Comments: Security Gymnastics - Risk-based from RSA, security model rebuilding from MS, and taking revocation to the next level?

TLS Stapling looks like it will reduce the load on CAs for OCSP, since OCSP responses have to be signed like certificates. This means these responses are expensive to turn around in real time.

Even if the CA does not pregenerate and cache OCSP responses, TLS Stapling will allow the web server to cache the OCSP response - so it does not have to be signed for every single relying party.

Posted by Morgan Collett at April 18, 2006 07:01 AM

when we were doing x9.59
http://www.garlic.com/~lynn/subpubkey.html#x959
http://www.garlic.com/~lynn/x959.html#x959

and aads
http://www.garlicl.com/~lynn/x959.html#aads

starting in mid-90s we called it *parameterized risk management* ... sort of extension of some of the transaction fraud scoring ... looking at individual transactions ... amount of the transaction, where the transaction originated, what kind of merchant the transaction was coming from, possibly what kind of purchases ... as well as sequence/aggregation of transactions, patterns, etc. ... types of stuff that you can do in a online paradigm system
(can't do with an offlinestale, static, redundant and superfluous certificate paradigm).

this was then coupled with the overall integrity level of the token, and number of authentication factors involved
(potentially requesting additional authentication factors for higher risk operations). furthermore given the kind of token to integate the integrity level (as opposed to fixed integrity level recorded), the token integrity level could be updated in real time as circumstances changed and evolved (a token last month good for a million dollar transaction might only be good for a five hundred dollar transaction this month ... if some vulnerability in particular tokens had been discovered).

If it was a token that had to be used with terminals (POS terminal, ATM terminal) ... it could also take into account the integrity characteristics of the terminal (as well as changes to integrity of the terminal as technology advances over time) and various other physical location characteristics of the terminal that might increase or decrease occurance of risk/fraud.
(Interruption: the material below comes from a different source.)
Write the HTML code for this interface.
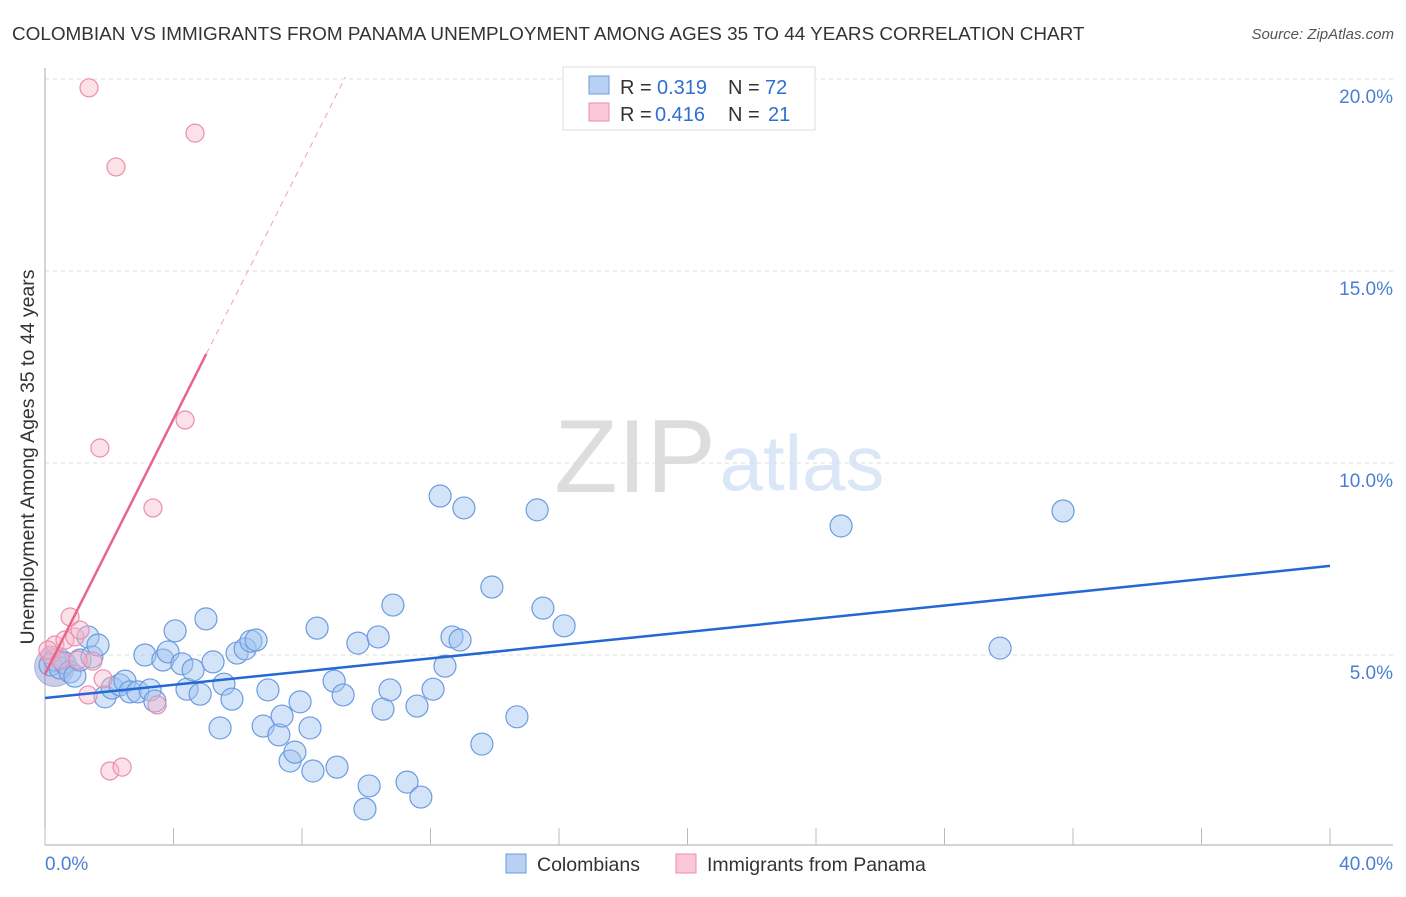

a trivial example was somewhat the state-of-the-art with biometrics at the point. biometrics was fuzzy match and the infrastructure chose a fixed biometric scoring threshold ... above the threshold it would be accepted, below the threshold it would be rejected (this is somewhat the source of all the stuff in biometrics for false negatives and false positives). parameterized risk management just took the biometric scoring value and included it with the rest of the calculations. if a particular biometric scoring value was less than dynamic threshold necessary included with all the other calculations ... transaction might be rejected or another biometric value requested. the biometric state-of-the-art of the period would have totally different deployed infrastructure for low-value and high-value payments. parameterized risk management had the same online, realtime infrastructure and real-time parameterized risk management would dynamically adjust the requirements to meet the overall risks of a particular operation.

"dynamic authentication" is essentially just a small subset of parameterized risk management.

the commonly used and well-known example of fraud scoring
from the period was about a credit card being used for a $1 fuel purchase in LA (checking to see if lost/stolen card had been deactivated with no risk to the theif) followed within 20 minutes for the purchase of certain other kinds of goods.

course i've always claimed that parameterized risk management is just another application of Boyd for agile and adaptable operation.

misc. past posts mentioning Boyd
http://www.garlic.com/~lynn/subboyd.html#boyd
misc. references to Boyd from around the web
http://www.garlic.com/~lynn/subboyd.html#boyd2

the other comes out of the dynamic adaptive resource management (aka a kind of dynamic scoring of everything that went on) that I did as undergraduate in the 60s. It was picked up and included in products shipped at the time. In the mid-70s, some of it was dropped in mainframe operating system transition from 360s to 370s. However, I was allowed to re-introduce it within a couple years as the Resource Manager product ... 30th anniversary of the blue letter announcing the Resource Manager comes up on May 11th.